- Requirements -
What lines of the data include the string "this"? Copy them all.

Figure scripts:
──────
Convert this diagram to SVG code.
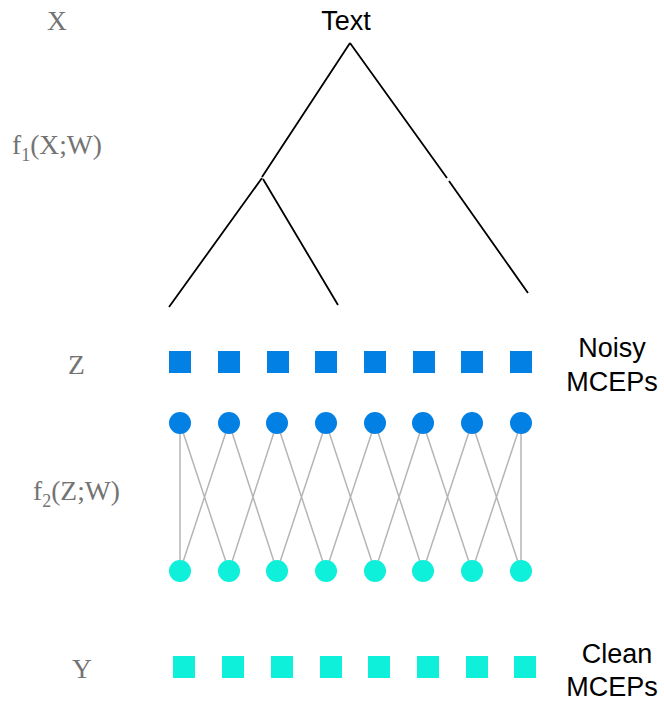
<svg xmlns="http://www.w3.org/2000/svg" width="664" height="702" viewBox="0 0 664 702">
<style>
.lbl{font-family:"Liberation Serif","Times New Roman",serif;font-size:27.5px;fill:#737373}
.sub{font-size:18px}
.txt{font-family:"Liberation Sans",Arial,sans-serif;font-size:27px;fill:#000}
.tree{stroke:#000;stroke-width:1.8;fill:none}
.edge{stroke:#b5b5b5;stroke-width:1.5;fill:none}
.zs{fill:#0380e3}
.zc{fill:#0380e3}
.yc{fill:#0ef0da}
.ys{fill:#0ef0da}
</style>
<rect width="664" height="702" fill="#fff"/>
<g id="labels">
<text class="lbl" x="47" y="30">X</text>
<text class="lbl" x="12" y="154">f<tspan class="sub" dy="7">1</tspan><tspan dy="-7">(X;W)</tspan></text>
<text class="lbl" x="68" y="374">Z</text>
<text class="lbl" x="33" y="500">f<tspan class="sub" dy="7">2</tspan><tspan dy="-7">(Z;W)</tspan></text>
<text class="lbl" x="72" y="678">Y</text>
</g>
<g id="tree">
<text class="txt" x="346" y="30" text-anchor="middle">Text</text>
<path class="tree" d="M350,43 L262,177 M262,178 L169,307 M263,179 L338,305 M350,43 L447,178 M449,181 L528,293"/>
</g>
<g id="connectors">
<path class="edge" d="M180,423 L180,571 M180,423 L229,571
M229,423 L180,571 M229,423 L277,571
M277,423 L229,571 M277,423 L326,571
M326,423 L277,571 M326,423 L375,571
M375,423 L326,571 M375,423 L423,571
M423,423 L375,571 M423,423 L472,571
M472,423 L423,571 M472,423 L521,571
M521,423 L472,571 M521,423 L521,571"/>
</g>
<g id="Z">
<rect class="zs" x="169" y="351" width="22" height="22"/>
<rect class="zs" x="218" y="351" width="22" height="22"/>
<rect class="zs" x="267" y="351" width="22" height="22"/>
<rect class="zs" x="315" y="351" width="22" height="22"/>
<rect class="zs" x="364" y="351" width="22" height="22"/>
<rect class="zs" x="413" y="351" width="22" height="22"/>
<rect class="zs" x="461" y="351" width="22" height="22"/>
<rect class="zs" x="510" y="351" width="22" height="22"/>
</g>
<g id="noisy-label">
<text class="txt" x="612" y="357" text-anchor="middle">Noisy</text>
<text class="txt" x="612" y="391" text-anchor="middle">MCEPs</text>
</g>
<g id="layer-top">
<circle class="zc" cx="180" cy="423" r="11"/>
<circle class="zc" cx="229" cy="423" r="11"/>
<circle class="zc" cx="277" cy="423" r="11"/>
<circle class="zc" cx="326" cy="423" r="11"/>
<circle class="zc" cx="375" cy="423" r="11"/>
<circle class="zc" cx="423" cy="423" r="11"/>
<circle class="zc" cx="472" cy="423" r="11"/>
<circle class="zc" cx="521" cy="423" r="11"/>
</g>
<g id="layer-bottom">
<circle class="yc" cx="180" cy="571" r="11"/>
<circle class="yc" cx="229" cy="571" r="11"/>
<circle class="yc" cx="277" cy="571" r="11"/>
<circle class="yc" cx="326" cy="571" r="11"/>
<circle class="yc" cx="375" cy="571" r="11"/>
<circle class="yc" cx="423" cy="571" r="11"/>
<circle class="yc" cx="472" cy="571" r="11"/>
<circle class="yc" cx="521" cy="571" r="11"/>
</g>
<g id="Y">
<rect class="ys" x="173" y="656" width="22" height="22"/>
<rect class="ys" x="222" y="656" width="22" height="22"/>
<rect class="ys" x="271" y="656" width="22" height="22"/>
<rect class="ys" x="320" y="656" width="22" height="22"/>
<rect class="ys" x="368" y="656" width="22" height="22"/>
<rect class="ys" x="417" y="656" width="22" height="22"/>
<rect class="ys" x="466" y="656" width="22" height="22"/>
<rect class="ys" x="514" y="656" width="22" height="22"/>
</g>
<g id="clean-label">
<text class="txt" x="617" y="663" text-anchor="middle">Clean</text>
<text class="txt" x="612" y="696" text-anchor="middle">MCEPs</text>
</g>
</svg>
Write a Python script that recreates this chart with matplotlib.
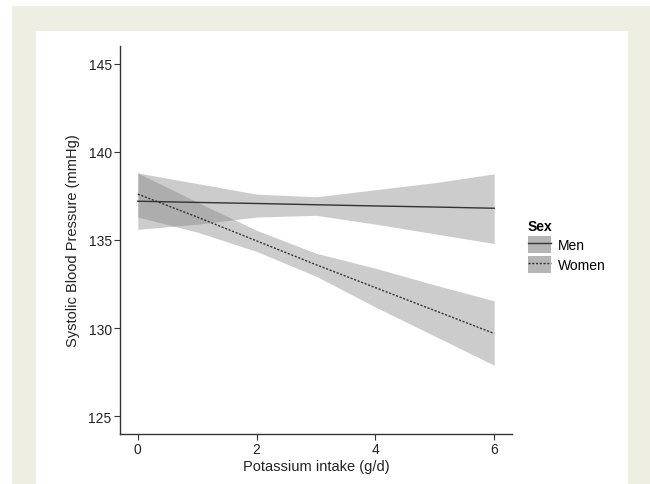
──────
- Written solution -
Convert this diagram to SVG code.
Write a Python script that recreates this chart with matplotlib.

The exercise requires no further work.